Your objective: Print only the lines from the top of the data through the line with "const dividendPerShare = [2.5, 1.25, 1.25, 1.25, 1.75];", both included, skipping every picture.

Data excerpt:

::::::::::

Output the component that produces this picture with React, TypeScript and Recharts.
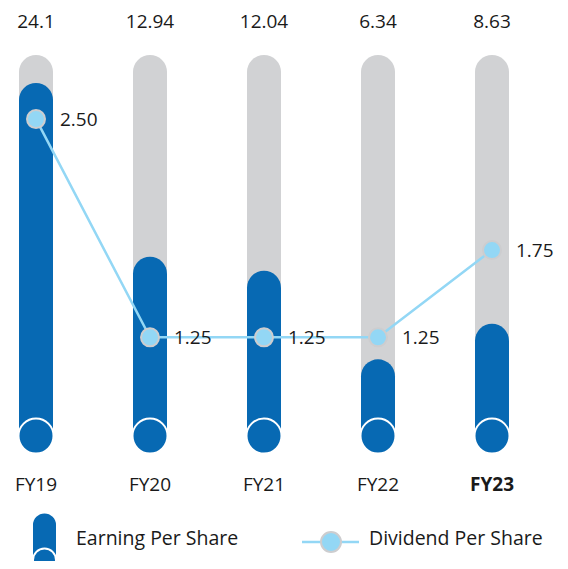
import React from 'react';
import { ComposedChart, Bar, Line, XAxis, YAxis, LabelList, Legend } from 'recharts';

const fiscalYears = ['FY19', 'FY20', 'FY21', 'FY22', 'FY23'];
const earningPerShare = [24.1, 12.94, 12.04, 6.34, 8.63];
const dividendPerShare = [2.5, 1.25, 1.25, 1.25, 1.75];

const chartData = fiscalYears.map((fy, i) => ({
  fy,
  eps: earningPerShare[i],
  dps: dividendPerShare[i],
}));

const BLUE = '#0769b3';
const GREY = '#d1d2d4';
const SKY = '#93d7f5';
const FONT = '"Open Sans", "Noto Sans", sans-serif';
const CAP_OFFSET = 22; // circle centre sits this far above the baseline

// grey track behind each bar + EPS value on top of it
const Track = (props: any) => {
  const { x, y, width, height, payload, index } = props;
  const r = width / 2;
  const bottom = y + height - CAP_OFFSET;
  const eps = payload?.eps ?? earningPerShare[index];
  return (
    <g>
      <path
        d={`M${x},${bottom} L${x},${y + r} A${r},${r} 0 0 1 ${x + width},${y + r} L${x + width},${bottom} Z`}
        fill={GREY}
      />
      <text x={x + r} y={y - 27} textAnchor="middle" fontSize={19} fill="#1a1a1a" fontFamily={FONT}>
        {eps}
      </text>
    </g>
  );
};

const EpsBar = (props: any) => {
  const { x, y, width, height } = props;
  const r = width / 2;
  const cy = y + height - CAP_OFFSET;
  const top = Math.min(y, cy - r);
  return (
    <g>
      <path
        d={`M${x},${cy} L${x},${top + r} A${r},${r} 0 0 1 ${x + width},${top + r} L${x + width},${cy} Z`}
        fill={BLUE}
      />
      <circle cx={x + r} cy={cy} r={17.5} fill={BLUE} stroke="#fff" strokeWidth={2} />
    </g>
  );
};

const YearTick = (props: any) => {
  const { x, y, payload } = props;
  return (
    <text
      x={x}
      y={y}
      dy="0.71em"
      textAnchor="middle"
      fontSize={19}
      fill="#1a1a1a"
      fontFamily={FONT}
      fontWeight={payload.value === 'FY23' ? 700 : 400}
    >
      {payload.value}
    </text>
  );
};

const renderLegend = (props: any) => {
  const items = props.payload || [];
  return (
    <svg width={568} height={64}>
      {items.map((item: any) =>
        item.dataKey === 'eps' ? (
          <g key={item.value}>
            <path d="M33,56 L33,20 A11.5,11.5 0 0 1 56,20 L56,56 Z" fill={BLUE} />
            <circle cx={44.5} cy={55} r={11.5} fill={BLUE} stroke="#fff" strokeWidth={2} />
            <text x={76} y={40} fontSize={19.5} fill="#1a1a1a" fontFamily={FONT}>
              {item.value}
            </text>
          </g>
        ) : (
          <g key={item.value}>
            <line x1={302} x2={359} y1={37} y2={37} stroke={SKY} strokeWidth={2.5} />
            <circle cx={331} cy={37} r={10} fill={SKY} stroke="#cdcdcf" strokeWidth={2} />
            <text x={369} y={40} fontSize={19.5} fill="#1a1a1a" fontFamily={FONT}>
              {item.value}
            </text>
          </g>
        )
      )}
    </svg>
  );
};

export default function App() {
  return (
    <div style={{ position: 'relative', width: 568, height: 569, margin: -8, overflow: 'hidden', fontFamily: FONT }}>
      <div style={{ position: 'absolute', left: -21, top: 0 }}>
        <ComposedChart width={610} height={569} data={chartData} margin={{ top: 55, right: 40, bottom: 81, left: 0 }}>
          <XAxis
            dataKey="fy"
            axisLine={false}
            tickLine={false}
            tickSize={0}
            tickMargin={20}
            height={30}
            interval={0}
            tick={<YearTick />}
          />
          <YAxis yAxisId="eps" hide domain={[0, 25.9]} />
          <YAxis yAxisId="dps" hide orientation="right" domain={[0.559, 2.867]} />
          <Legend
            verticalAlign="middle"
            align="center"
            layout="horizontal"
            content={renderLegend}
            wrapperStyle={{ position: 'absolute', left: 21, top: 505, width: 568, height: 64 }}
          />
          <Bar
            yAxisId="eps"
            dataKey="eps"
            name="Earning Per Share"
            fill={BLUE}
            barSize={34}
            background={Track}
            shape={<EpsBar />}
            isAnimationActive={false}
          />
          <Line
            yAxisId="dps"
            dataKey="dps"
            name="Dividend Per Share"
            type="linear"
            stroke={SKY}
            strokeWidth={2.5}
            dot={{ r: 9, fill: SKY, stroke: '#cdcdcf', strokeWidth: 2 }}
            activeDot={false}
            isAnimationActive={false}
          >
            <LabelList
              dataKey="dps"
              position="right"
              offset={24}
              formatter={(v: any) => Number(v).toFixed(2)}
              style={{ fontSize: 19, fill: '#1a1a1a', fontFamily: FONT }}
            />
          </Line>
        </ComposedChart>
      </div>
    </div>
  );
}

::::::::::

Solution to this task:
Output the component that produces this picture with React, TypeScript and Recharts.
import React from 'react';
import { ComposedChart, Bar, Line, XAxis, YAxis, LabelList, Legend } from 'recharts';

const fiscalYears = ['FY19', 'FY20', 'FY21', 'FY22', 'FY23'];
const earningPerShare = [24.1, 12.94, 12.04, 6.34, 8.63];
const dividendPerShare = [2.5, 1.25, 1.25, 1.25, 1.75];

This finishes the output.